Howerton notes that the area has not seen a lot of litigation yet as a result of the new forms, but in a “couple of years” there may be some “significant judicial interpretations” that shed light on the new requirements.

2. Auto insurance rates
While rates are generally steady in the construction space, the obvious outlier is commercial auto coverage for an increasing fleet size.

Mark Patterson, another Executive Vice President with PSG, suggests that of all contractor issues, “what’s driving pricing is the auto piece.”

Thanks to increasing auto claims, it’s very difficult to find affordable auto coverage for the construction sector currently. While accepting a higher deductible may lower premiums, escalating legal costs mean that if a client is involved in an accident they could be left without the means to pay for it.

Patterson predicts that “Auto will continue to drive who is going to participate in the market,” keeping pricing at a high level.
However, he notes there is “a lot of capacity” among insurers and while rates are high among most carriers, a savvy producer may be able to score a deal with enough searching.

3. Geographic challenges
The cost of doing business certainly varies state to state, thanks to unique regulation and jurisdictional peculiarities, projects in some states may require unique attention.

Being based in Manhattan, PSG’s Gary Ricker knows all about geographic challenges.

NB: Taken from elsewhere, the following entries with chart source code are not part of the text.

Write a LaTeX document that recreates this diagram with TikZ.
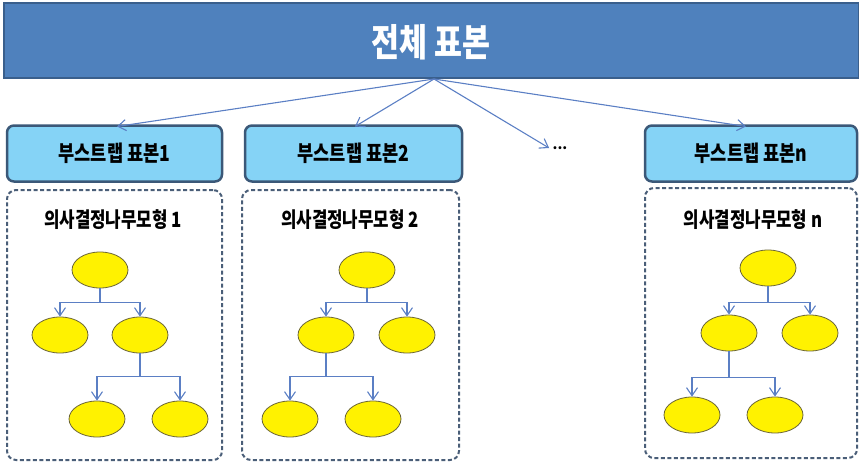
\documentclass[tikz,border=0pt]{standalone}
\usepackage{fontspec}
\setmainfont{Noto Sans CJK KR}
\usetikzlibrary{arrows.meta,shapes.geometric}
\definecolor{barfill}{HTML}{4F81BD}
\definecolor{barline}{HTML}{3A5F8C}
\definecolor{bsfill}{HTML}{85D3F6}
\definecolor{bsline}{HTML}{3B5878}
\definecolor{dashline}{HTML}{4A5E78}
\definecolor{linkc}{HTML}{5B7FC4}
\definecolor{nodefill}{HTML}{FFF200}
\definecolor{nodeline}{HTML}{6A6436}
\tikzset{
  topbar/.style={draw=barline, line width=2pt, fill=barfill, minimum width=855pt, minimum height=75pt, inner sep=0pt},
  bsbox/.style={draw=bsline, line width=2.5pt, fill=bsfill, rounded corners=7pt, minimum height=56pt, inner sep=0pt},
  treebox/.style={draw=dashline, line width=2pt, dash pattern=on 4pt off 2.5pt, rounded corners=9pt, minimum height=270pt, inner sep=0pt},
  leaf/.style={ellipse, draw=nodeline, line width=0.8pt, fill=nodefill, minimum width=56pt, minimum height=36pt, inner sep=0pt},
  link/.style={draw=linkc, line width=1.1pt, -{Straight Barb[length=8pt,width=11pt]}},
  bstext/.style={font=\fontsize{22}{24}\selectfont\bfseries},
  ttext/.style={font=\fontsize{21}{23}\selectfont\bfseries},
}
\newcommand{\cond}[1]{\scalebox{0.8}[1]{#1}}
\begin{document}
\begin{tikzpicture}[x=1pt,y=-1pt]
\useasboundingbox (0,0) rectangle (859,463);
% top bar
\node[topbar] (top) at (431.5,40.5) {};
\node[text=white, font=\fontsize{38}{40}\selectfont\bfseries] (toptxt) at (431,42) {\cond{전체 표본}};
% bootstrap boxes
\node[bsbox, minimum width=215pt] (b1) at (114.5,153.5) {};
\node[bsbox, minimum width=217pt] (b2) at (353.5,153.5) {};
\node[bsbox, minimum width=212pt] (bn) at (751,153.5) {};
\node[bstext] (b1t) at (b1) {\cond{부스트랩 표본1}};
\node[bstext] (b2t) at (b2) {\cond{부스트랩 표본2}};
\node[bstext] (bnt) at (bn) {\cond{부스트랩 표본n}};
\node[font=\fontsize{14}{14}\selectfont\bfseries] (dots) at (560,148) {...};
% arrows from top bar
\coordinate (apex) at (434,79);
\draw[link] (apex) -- (117,126.5);
\draw[link] (apex) -- (355,126.5);
\draw[link] (apex) -- (dots.west);
\draw[link] (apex) -- (746,126.5);
% dashed boxes
\node[treebox, minimum width=215pt] (d1) at (114.5,325) {};
\node[treebox, minimum width=217pt] (d2) at (350.5,325) {};
\node[treebox, minimum width=212pt] (dn) at (751,323) {};
\node[ttext] (d1t) at (113,220) {\cond{의사결정나무모형 1}};
\node[ttext] (d2t) at (350,220) {\cond{의사결정나무모형 2}};
\node[ttext] (dnt) at (753,220) {\cond{의사결정나무모형 n}};
% tree 1
\node[leaf] (r1) at (100,270) {};
\node[leaf] (a1) at (60,335) {};
\node[leaf] (c1) at (140,335) {};
\node[leaf] (e1) at (97,419) {};
\node[leaf] (f1) at (180,419) {};
\draw[link] (r1.south) -- ++(0,14) -| (a1.north);
\draw[link] (r1.south) -- ++(0,14) -| (c1.north);
\draw[link] (c1.south) -- ++(0,23) -| (e1.north);
\draw[link] (c1.south) -- ++(0,23) -| (f1.north);
% tree 2
\node[leaf] (r2) at (367,270) {};
\node[leaf] (a2) at (326,335) {};
\node[leaf] (c2) at (407,335) {};
\node[leaf] (e2) at (290,419) {};
\node[leaf] (f2) at (373,419) {};
\draw[link] (r2.south) -- ++(0,14) -| (a2.north);
\draw[link] (r2.south) -- ++(0,14) -| (c2.north);
\draw[link] (a2.south) -- ++(0,23) -| (e2.north);
\draw[link] (a2.south) -- ++(0,23) -| (f2.north);
% tree n
\node[leaf] (rn) at (768,268) {};
\node[leaf] (an) at (729,333) {};
\node[leaf] (cn) at (810,333) {};
\node[leaf] (en) at (692,415) {};
\node[leaf] (fn) at (775,415) {};
\draw[link] (rn.south) -- ++(0,16) -| (an.north);
\draw[link] (rn.south) -- ++(0,16) -| (cn.north);
\draw[link] (an.south) -- ++(0,26) -| (en.north);
\draw[link] (an.south) -- ++(0,26) -| (fn.north);
\end{tikzpicture}
\end{document}
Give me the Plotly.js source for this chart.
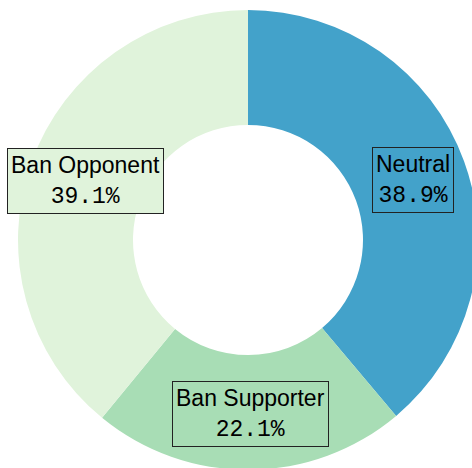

New York City is home to the stringent Scaffold Law, regulation that requires contractors to purchase another layer of general liability to cover “gravity-related” injuries.
“We’re the only state left in the country where people can get both a workers’ comp and GL-related lawsuit. That’s a big issue for us,” Ricker says. “It gets reflected in our rates and in the insured’s renewal if they have a major loss on their portfolio—then rates go up significantly.”

In fact, the law is so powerful it can make the cost of insurance on a New York project double what it would be in other states.
Ricker says some brokers sell policies that have an action over exclusion, which negates coverage in the event of a fall, and brings down the overall cost of insurance. However, “it really puts them in a bad position because they’re putting their whole company at risk,” he notes.

Colorado is another tricky area. The legal climate there particularly favors plaintiffs in construction defect litigation, leading to high settlements and a need for higher insurance limits.

“Colorado is a complete mess right now,” Patterson says. “There’s a very limited market due to the court’s stance—they take a very broad definition of construction defects. Coverage is almost impossible to get; there’s a very limited market.”